Warning! Morbid Post Ahead.

I don’t know if other recovered drinkers do this, but I do. Sometimes I tell myself, “If (fill in blank) happens, I’ll let myself drink again. Just once. One night. Then I’ll go back to not drinking.”

The blank is usually a death.  For example: I tell myself, “If the cap’n dies, I’ll let myself drink in memory of him and I and all the good times we had while drinking. I’ll buy a fifth of Jack Daniels. I’ll drink and dance alone in the moonlight, like we used to.”

Or: I’ll tell myself, “If one of my kids or grandkids die, I’ll let myself drink again. Maybe I’ll never stop. I’ll deserve it.”

I don’t know if I really would. I hope I never find out.

Then this morning, I had this drinking dream…

I dreamed that my youngest son died. He is a sergeant in the Air Force, so that is an always present underlying fear that I don’t let myself think about, even when he’s deployed. But, in this dream, I was at his funeral and they were just getting ready to close the casket.  I fell down on my knees in front of the congregation, grabbed the mortician’s hand and begged him to wait, because it finally hit me that I would never see him again. (Gawd this was an awful dream and I’m just about to cry reliving it.) I don’t think I’ve ever really grasped that finality of that act, the closing of the casket, as I did in this dream.
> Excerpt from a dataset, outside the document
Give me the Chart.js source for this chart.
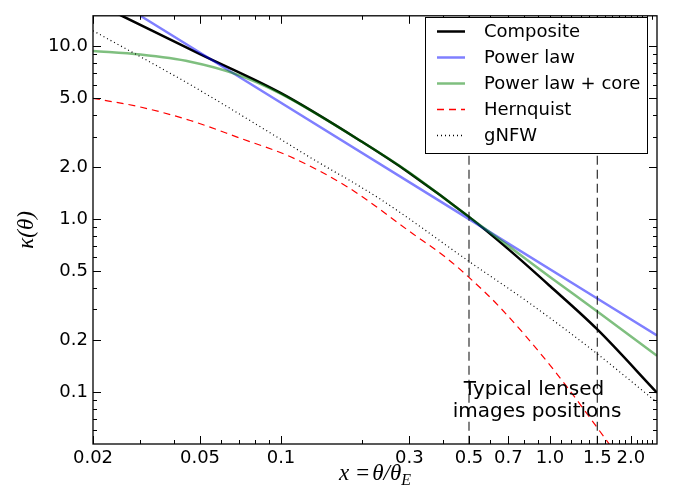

In the dream, my oldest son came up and grabbed me and pulled me to my feet.  I looked into his eyes and saw disgust.

“How could you,” he said. “You’re drunk, aren’t you?”

I was.

“Just this once,” I said. “I had to.”

I looked around the congregation, my daughter-in-law, my grandkids, my ex-husband, for understanding. Surely they could understand that I needed to get drunk. But they were all sober and somber. And noble. As my son deserves.

So, now I don’t think I’ll drink when someone I love dies.

As I’ve posted on here before, my youngest is the one with whom I still feel  I have some amending to do. While his brothers sought refuge from my escalating drinking and the maelstrom of our gas and striking match blended family and moved back with their dad, Matt stuck it out. I think maybe he felt like he had to, because the other two hadn’t. This is what I wrote to him on Easter:

You know, Matt, I’ve never told you how much it meant to me that you stayed with me all through your high school years, I don’t know what I would have done if you hadn’t. I feel like I abandoned you after you graduated and Chantel was pregnant. I am so thankful that I have the chance to rebuild the relationship you and I once had, those nights I’d wait for you to get home late and we’d sit outside on the step and talk about everything. I want that again. I’ve missed it. I love you. 

His response:

I’ve never gone anywhere, mom, the only difference is the miles between us.
 
I think this kid deserves a sober mom. No matter what.
Even death isn’t a reason to drink. But we knew that, didn’t we?